Legendary stock car driver Richard Petty faced prostate cancer with the same winning attitude that crowned him “The King of Racing.”

“You have a bad week, but you just can’t stop,” he said. “I don’t know that you could be too negative in the racing business because you wouldn’t get very far.”

Conjuring up images of his trademark cowboy hat and shades, Petty’s gravely voice traveled the telephone lines from North Carolina like a warm Sunday drive down a tree-lined country lane. Cancer, he said, was another roadblock to get over or go around.

Petty and his son, Winston Cup champion Kyle Petty, will be featured in “The Race Against Prostate Cancer, a fundraising awareness event Sunday at the Centre.

During the program, Kyle Petty will discuss the ideals that have kept the Petty family at the top of racing for generations as well as his father’s prostate cancer diagnosis and treatment.

Kyle Petty takes after his mother and is “the talker,” Richard Petty said, but he was too busy in the shop preparing for Saturday’s Sharpie 500 at the Bristol Motor Speedway to come to the phone Monday.

Richard Petty, 68, a seven-time Winston Cup champion, racked up 200 career Winston Cup victories and was the sport’s first million-dollar driver. Kyle Petty, 45, a third-generation driver, also is a philanthropist and CEO of Petty Enterprises, which was founded by family patriarch, the late Lee Petty.

After retiring as a driver in 1992, Richard Petty said he continued having the yearly medical exams driving required.

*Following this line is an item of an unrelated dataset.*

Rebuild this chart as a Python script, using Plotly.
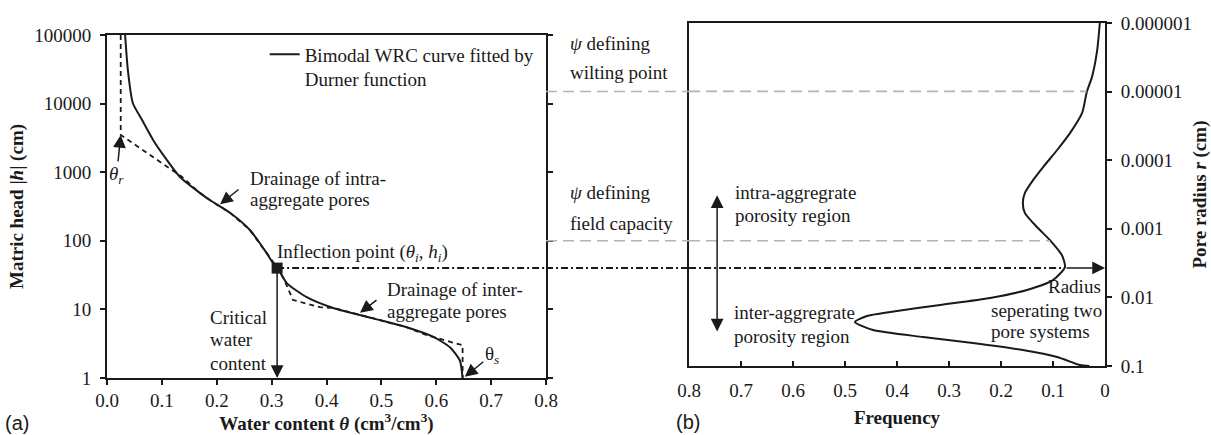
import numpy as np
import plotly.graph_objects as go

# ---- (a) water retention curve ------------------------------------------
# bimodal Durner fit: water content (cm3/cm3) vs matric head |h| (cm)
theta_fit = [0.033, 0.038, 0.047, 0.064, 0.084, 0.109, 0.133, 0.169, 0.188, 0.224,
             0.260, 0.291, 0.302, 0.311, 0.328, 0.364, 0.412, 0.485, 0.546, 0.594,
             0.625, 0.643, 0.648]
h_fit = [100000, 30900, 10200, 5750, 2950, 1510, 850, 500, 390, 257,
         145, 66, 48, 40, 24, 15.1, 10.5, 7.4, 5.5, 4.0,
         2.8, 1.8, 1.0]

# piecewise (dashed) retention curve between theta_r and theta_s
theta_piece = [0.025, 0.025, 0.137, 0.169, 0.188, 0.224, 0.260, 0.291, 0.311, 0.322,
               0.339, 0.388, 0.412, 0.485, 0.546, 0.583, 0.648, 0.648]
h_piece = [100000, 3500, 850, 500, 390, 257, 145, 66, 40, 28,
           13.7, 10.8, 10.5, 7.4, 5.5, 4.2, 3.0, 1.0]

theta_r, h_r = 0.025, 3500
theta_s = 0.648
theta_i, h_i = 0.31, 40          # inflection point
h_wilting, h_field = 15000, 100  # psi at wilting point / field capacity

# ---- (b) pore-size distribution -----------------------------------------
freq = [0.010, 0.015, 0.025, 0.035, 0.044, 0.067, 0.092, 0.119, 0.138, 0.154,
        0.158, 0.154, 0.131, 0.106, 0.083, 0.077, 0.100, 0.150, 0.221, 0.317,
        0.413, 0.458, 0.481, 0.446, 0.350, 0.254, 0.158, 0.092, 0.048, 0.030]
radius = [1.0e-6, 2.48e-6, 6.1e-6, 1.01e-5, 2.05e-5, 4.0e-5, 7.1e-5, 1.26e-4, 1.94e-4, 3.0e-4,
          4.2e-4, 5.9e-4, 9.4e-4, 1.46e-3, 2.41e-3, 3.6e-3, 5.6e-3, 7.8e-3, 1.02e-2, 1.29e-2,
          1.63e-2, 1.87e-2, 2.28e-2, 2.99e-2, 3.78e-2, 4.62e-2, 5.85e-2, 7.4e-2, 9.7e-2, 0.1]

CAPILLARY = 0.149                 # r (cm) = 0.149 / |h| (cm)
r_i = CAPILLARY / h_i
r_wilting = CAPILLARY / h_wilting
r_field = CAPILLARY / h_field
freq_i, freq_wilting, freq_field = 0.077, 0.035, 0.106

# ---- tick labels ----------------------------------------------------------
theta_ticks = [0.0, 0.1, 0.2, 0.3, 0.4, 0.5, 0.6, 0.7, 0.8]
h_ticks = [1, 10, 100, 1000, 10000, 100000]
h_tick_text = ["1", "10", "100", "1000", "10000", "100000"]
freq_ticks = [0.8, 0.7, 0.6, 0.5, 0.4, 0.3, 0.2, 0.1, 0.0]
freq_tick_text = ["0.8", "0.7", "0.6", "0.5", "0.4", "0.3", "0.2", "0.1", "0"]
r_ticks = [1e-6, 1e-5, 1e-4, 1e-3, 1e-2, 1e-1]
r_tick_text = ["0.000001", "0.00001", "0.0001", "0.001", "0.01", "0.1"]

SERIF = "Liberation Serif"
SANS = "Liberation Sans"
INK = "#1a1a1a"
GRAY = "#b4b4b4"
FS = 19
lg = np.log10

# panel placement inside the plot area
XD_A, XD_B = [0.0, 0.4399], [0.5832, 1.0]
YD_A, YD_B = [0.0, 0.9662], [0.0338, 1.0]

fig = go.Figure()
fig.add_trace(go.Scatter(
    x=theta_fit, y=h_fit, mode="lines", xaxis="x", yaxis="y",
    line=dict(color=INK, width=2, shape="spline", smoothing=0.6),
    name="Bimodal WRC curve fitted by<br>Durner function"))
fig.add_trace(go.Scatter(
    x=theta_piece, y=h_piece, mode="lines", xaxis="x", yaxis="y",
    line=dict(color=INK, width=1.8, dash="5px,4px"), showlegend=False))
fig.add_trace(go.Scatter(
    x=[theta_i], y=[h_i], mode="markers", xaxis="x", yaxis="y",
    marker=dict(symbol="square", size=11, color=INK), showlegend=False))
fig.add_trace(go.Scatter(
    x=freq, y=radius, mode="lines", xaxis="x2", yaxis="y2",
    line=dict(color=INK, width=2, shape="spline", smoothing=0.6), showlegend=False))

DASHDOT = "7px,3px,2px,3px"
GRAYDASH = "11px,6px"
shapes = [
    # inflection head carried across to the pore-size panel
    dict(type="line", xref="x", yref="y", x0=theta_i, x1=0.8, y0=h_i, y1=h_i,
         line=dict(color=INK, width=2, dash=DASHDOT)),
    dict(type="line", xref="paper", yref="y", x0=XD_A[1], x1=XD_B[0], y0=h_i, y1=h_i,
         line=dict(color=INK, width=2, dash=DASHDOT)),
    dict(type="line", xref="x2", yref="y2", x0=0.8, x1=freq_i, y0=r_i, y1=r_i,
         line=dict(color=INK, width=2, dash=DASHDOT)),
    # wilting point and field capacity
    dict(type="line", xref="paper", yref="y", x0=XD_A[1], x1=XD_B[0], y0=h_wilting, y1=h_wilting,
         line=dict(color=GRAY, width=1.6, dash=GRAYDASH)),
    dict(type="line", xref="x2", yref="y2", x0=0.8, x1=freq_wilting, y0=r_wilting, y1=r_wilting,
         line=dict(color=GRAY, width=1.6, dash=GRAYDASH)),
    dict(type="line", xref="paper", yref="y", x0=XD_A[1], x1=XD_B[0], y0=h_field, y1=h_field,
         line=dict(color=GRAY, width=1.6, dash=GRAYDASH)),
    dict(type="line", xref="x2", yref="y2", x0=0.8, x1=freq_field, y0=r_field, y1=r_field,
         line=dict(color=GRAY, width=1.6, dash=GRAYDASH)),
]

tf = dict(family=SERIF, size=FS, color=INK)
ARROW = dict(arrowhead=2, arrowsize=1.7, arrowwidth=1.5, arrowcolor=INK)


def text_a(x, y, s, anchor="left"):
    return dict(xref="x", yref="y", x=x, y=lg(y), text=s, showarrow=False,
                xanchor=anchor, yanchor="middle", font=tf)


def text_b(x, y, s, anchor="left"):
    return dict(xref="x2", yref="y2", x=x, y=lg(y), text=s, showarrow=False,
                xanchor=anchor, yanchor="middle", font=tf)


annotations = [
    # theta_r
    dict(xref="x", yref="y", x=theta_r, y=lg(h_r), text="<i>θ<sub>r</sub></i>",
         showarrow=True, ax=-4, ay=40, font=tf, **ARROW),
    # drainage of intra-aggregate pores
    text_a(0.257, 820, "Drainage of intra-"),
    text_a(0.257, 394, "aggregate pores"),
    dict(xref="x", yref="y", x=0.206, y=lg(340), text="", showarrow=True,
         ax=20, ay=-16, **ARROW),
    # inflection point
    text_a(0.306, 66, "Inflection point (<i>θ<sub>i</sub></i>, <i>h<sub>i</sub></i>)"),
    # drainage of inter-aggregate pores
    text_a(0.506, 19.8, "Drainage of inter-"),
    text_a(0.506, 9.2, "aggregate pores"),
    dict(xref="x", yref="y", x=0.461, y=lg(8.9), text="", showarrow=True,
         ax=18, ay=-14, **ARROW),
    # theta_s
    dict(xref="x", yref="y", x=theta_s + 0.004, y=lg(1.04), text="θ<sub><i>s</i></sub>",
         showarrow=True, ax=27, ay=-22, font=tf, **ARROW),
    # critical water content
    text_a(0.184, 7.5, "Critical"),
    text_a(0.184, 3.58, "water"),
    text_a(0.184, 1.65, "content"),
    dict(xref="x", yref="y", x=theta_i, y=lg(1), axref="x", ayref="y",
         ax=theta_i, ay=lg(h_i), text="", showarrow=True, **ARROW),
    # psi labels between panels
    dict(xref="paper", yref="y", x=XD_A[1] + 0.022, y=lg(76000), text="<i>ψ</i> defining",
         showarrow=False, xanchor="left", yanchor="middle", font=tf),
    dict(xref="paper", yref="y", x=XD_A[1] + 0.022, y=lg(28000), text="wilting point",
         showarrow=False, xanchor="left", yanchor="middle", font=tf),
    dict(xref="paper", yref="y", x=XD_A[1] + 0.022, y=lg(510), text="<i>ψ</i> defining",
         showarrow=False, xanchor="left", yanchor="middle", font=tf),
    dict(xref="paper", yref="y", x=XD_A[1] + 0.022, y=lg(180), text="field capacity",
         showarrow=False, xanchor="left", yanchor="middle", font=tf),
    # porosity regions
    dict(xref="x2", yref="y2", x=0.746, y=lg(10 ** -3.49), axref="x2", ayref="y2",
         ax=0.746, ay=lg(10 ** -1.48), text="", showarrow=True, arrowside="end+start",
         **ARROW),
    text_b(0.715, 10 ** -3.536, "intra-aggregrate"),
    text_b(0.715, 10 ** -3.201, "porosity region"),
    text_b(0.717, 10 ** -1.773, "inter-aggregrate"),
    text_b(0.717, 10 ** -1.437, "porosity region"),
    # separating radius
    dict(xref="x2", yref="y2", x=0.0, y=lg(r_i), axref="x2", ayref="y2",
         ax=freq_i, ay=lg(r_i), text="", showarrow=True, **ARROW),
    text_b(0.004, 10 ** -2.152, "Radius", anchor="right"),
    text_b(0.223, 10 ** -1.816, "seperating two"),
    text_b(0.223, 10 ** -1.496, "pore systems"),
    # panel letters
    dict(xref="paper", yref="paper", x=-0.09, y=-0.128, text="(a)", showarrow=False,
         xanchor="center", yanchor="middle", font=dict(family=SANS, size=20, color=INK)),
    dict(xref="paper", yref="paper", x=0.5822, y=-0.125, text="(b)", showarrow=False,
         xanchor="center", yanchor="middle", font=dict(family=SANS, size=20, color=INK)),
]

axis_common = dict(showgrid=False, zeroline=False, showline=True, linecolor=INK, linewidth=2,
                   tickcolor=INK, ticklen=5, tickwidth=1.5, tickfont=tf, automargin=False)
title_font = dict(family=SERIF, size=FS, color=INK)

fig.update_layout(
    width=1211, height=435,
    margin=dict(l=107, r=106, t=23, b=57),
    paper_bgcolor="white", plot_bgcolor="rgba(0,0,0,0)",
    font=dict(family=SERIF, size=FS, color=INK),
    showlegend=True,
    legend=dict(x=0.158, y=0.965, xanchor="left", yanchor="top", valign="top",
                bgcolor="rgba(0,0,0,0)", borderwidth=0, font=tf, tracegroupgap=0),
    xaxis=dict(domain=XD_A, anchor="y", range=[0, 0.8], tickvals=theta_ticks, tickformat=".1f",
               ticks="outside", mirror=True, ticklabelstandoff=-1,
               title=dict(text="<b>Water content <i>θ</i> (cm<sup>3</sup>/cm<sup>3</sup>)</b>",
                          font=title_font, standoff=14),
               **axis_common),
    yaxis=dict(domain=YD_A, anchor="x", type="log", range=[0, 5], tickvals=h_ticks,
               ticktext=h_tick_text, ticks="outside", mirror="ticks", ticklabelstandoff=5,
               title=dict(text="<b>Matric head |<i>h</i>| (cm)</b>", font=title_font, standoff=6),
               **axis_common),
    xaxis2=dict(domain=XD_B, anchor="y2", range=[0.8, 0], tickvals=freq_ticks,
                ticktext=freq_tick_text, ticks="inside", mirror=True, ticklabelstandoff=6,
                title=dict(text="<b>Frequency</b>", font=title_font, standoff=11),
                **axis_common),
    yaxis2=dict(domain=YD_B, anchor="x2", type="log", range=[-1, -6], side="right",
                tickvals=r_ticks, ticktext=r_tick_text, ticks="outside", mirror=True,
                ticklabelstandoff=5,
                title=dict(text="<b>Pore radius <i>r</i> (cm)</b>", font=title_font, standoff=4),
                **axis_common),
    shapes=shapes,
    annotations=annotations,
)

fig.write_html("out.html")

A few years after his final Fan Appreciation Tour, Petty said his doctor called after his annual checkup to report his PSA level was elevated and a biopsy was in order.

“They told me the PSA went up,” Petty said. “I didn’t know what PSA was.”

A PSA (prostate specific antigen) test is used to screen for prostate cancer by measuring the amount of PSA in the blood. Although Petty said his level wasn’t particularly high, it was higher than it had been in the previous 20 years. The increase sent up a red flag.

“We were all just sort of holding hands. You don’t never know. We’ve been in the racing business all these years and had a lot of wrecks and made it through,” Petty said. “I guess in the profession that we grew up in and around, you’ve got to have a positive attitude.”

The biopsy resulted in a cancer diagnosis. About a month later, Petty underwent surgery to remove his prostate gland. Luckily, the cancer had not spread, and the operation was successful. His PSA returned to a normal level.

“I guess that’s about as good as you can do,” Petty said. “I’m still running wide open.”

With prostate cancer, Petty said early detection is key. More then 232,090 men will face prostate cancer this year, and another 30,350 will die from the disease.

“Go to the doctor and get you a PSA check,” Petty said.

“It’s so simple and easy to check for it. If you don’t do it, you’re foolish.”